Development of prediction models on the degradation kinetics parameters of antibiotics in aquatic environments with machine learning methods
Abstract
Antibiotics, as emerging contaminants, are increasingly detected in aquatic environments, raising significant concerns about their ecological risks. However, the lack of hydrolysis rate constants (kH) and aqueous hydroxyl radical degradation rate constants (kOH) limits the environmental persistent assessment of antibiotics. The present study addresses this gap by developing prediction models using multiple linear regression and three machine learning algorithms (i.e., random forest, support vector machine, and extreme gradient boosting (XGBoost)), based on a dataset of 69 kH and 80 kOH values. The XGBoost models, identified as optimal, were employed to fill in missing data in the original dataset.
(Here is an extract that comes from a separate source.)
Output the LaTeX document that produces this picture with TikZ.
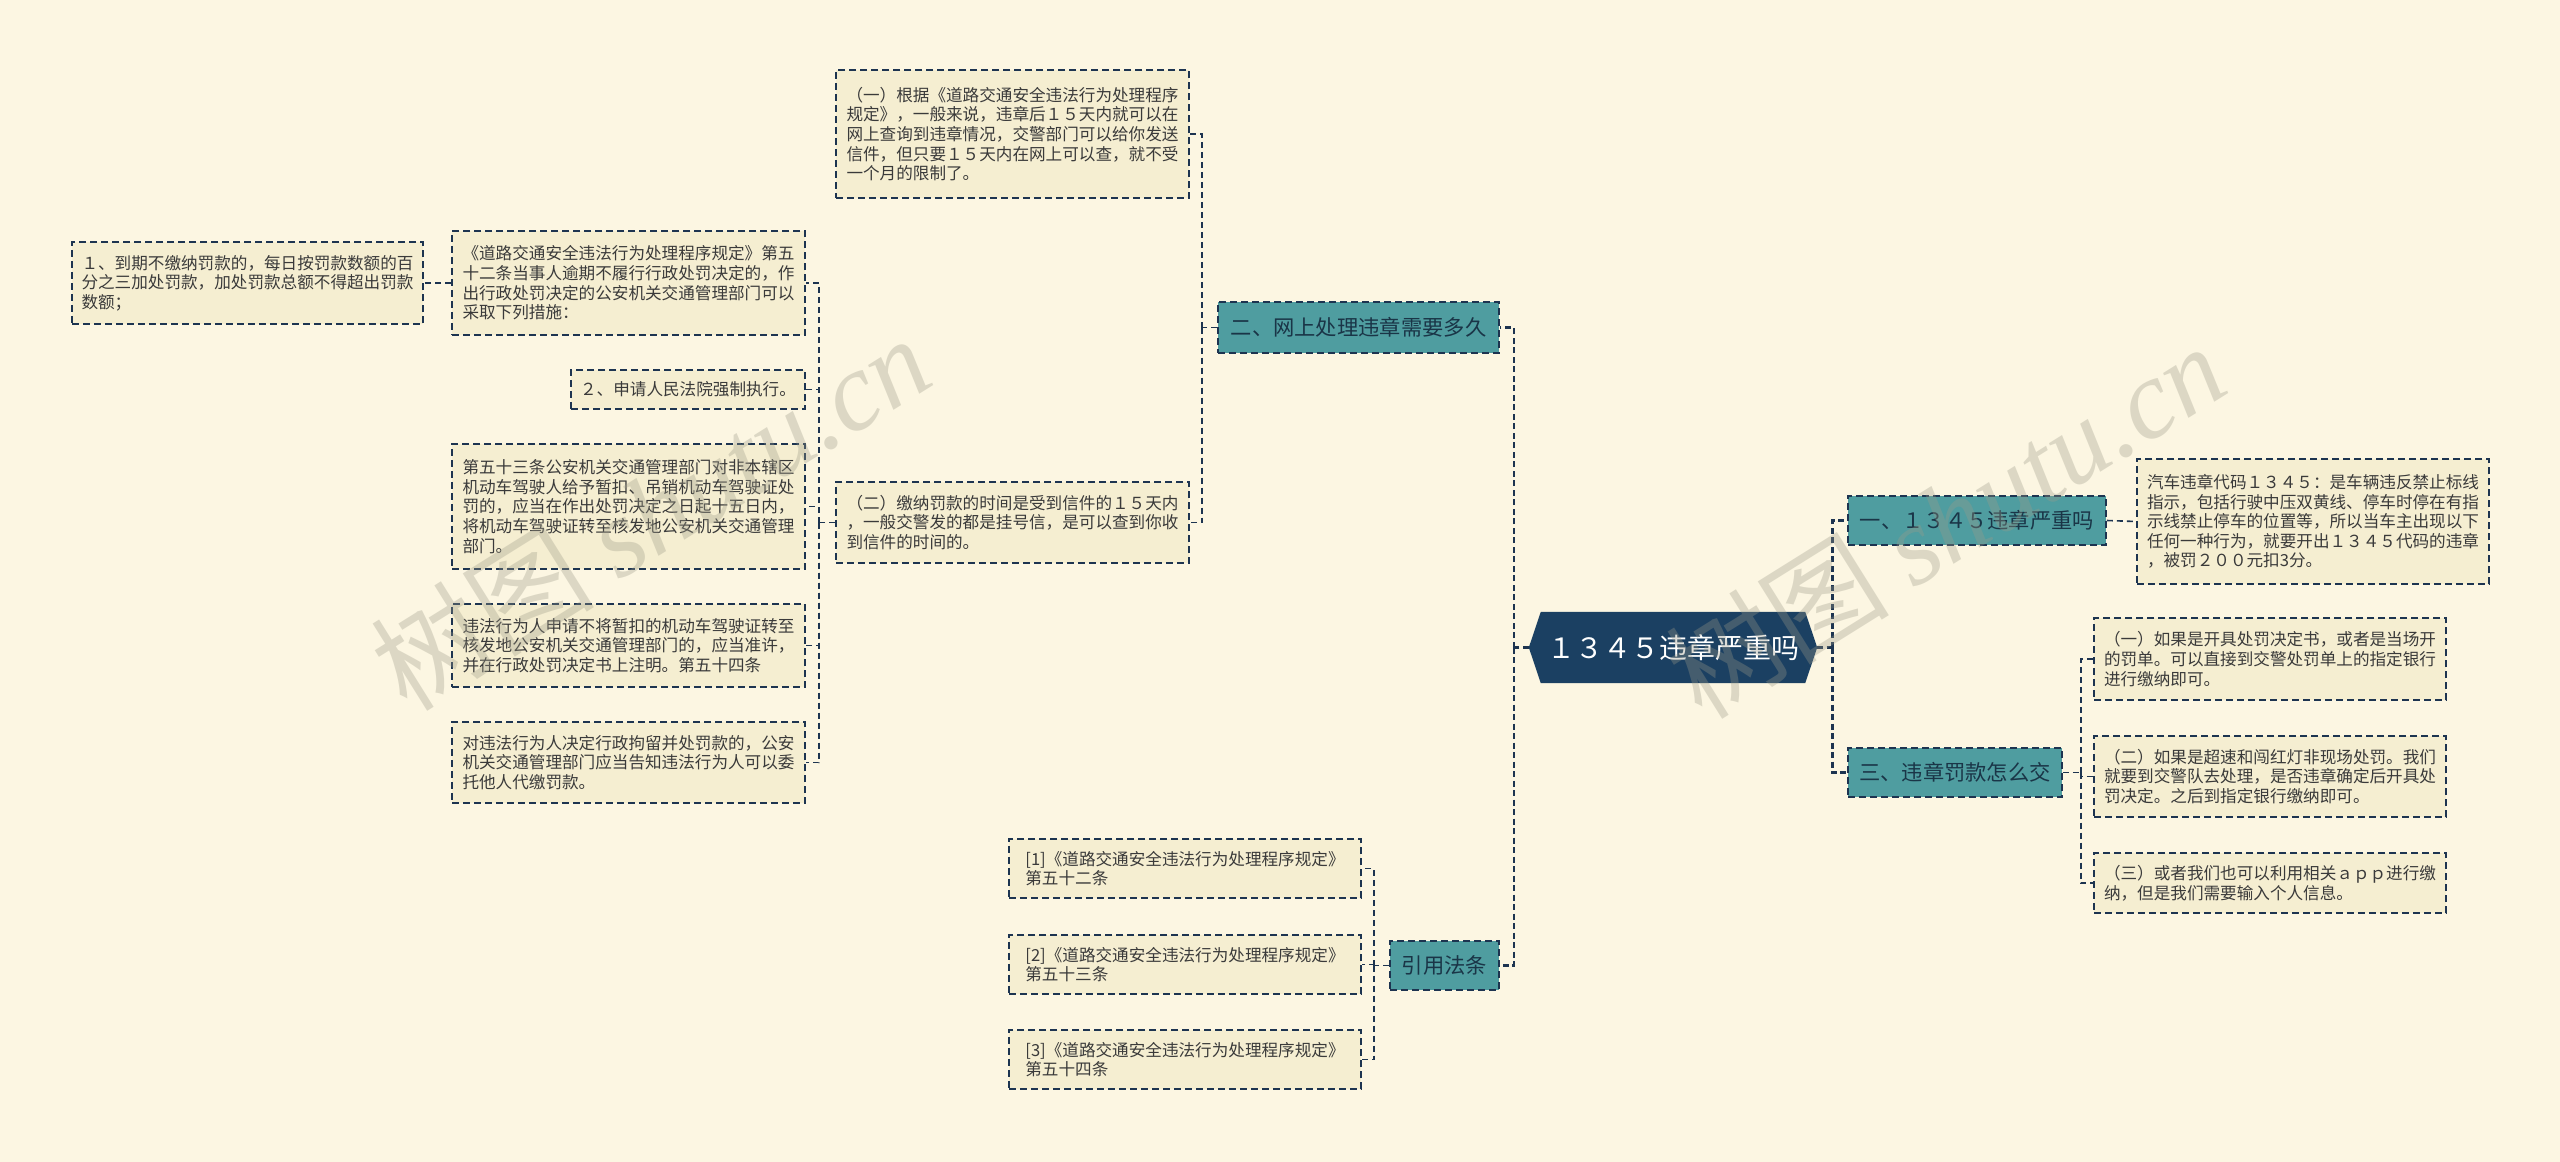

Subsequently, a multi-task model capable of simultaneously predicting kH and kOH values was developed with good performance. The application domain was characterized by Williams plots. Furthermore, Shapley Additive exPlanations analysis was employed to identify key molecular descriptors influencing degradation rates, which provides insights into the underlying degradation mechanisms. This approach not only facilitates the simultaneous prediction of kH and kOH values for various new pollutants, but also enhances the understanding of how molecular structure affects their synergistic degradation kinetics in aquatic environments, thereby significantly contributing to the assessment of environmental persistence of emerging contaminants.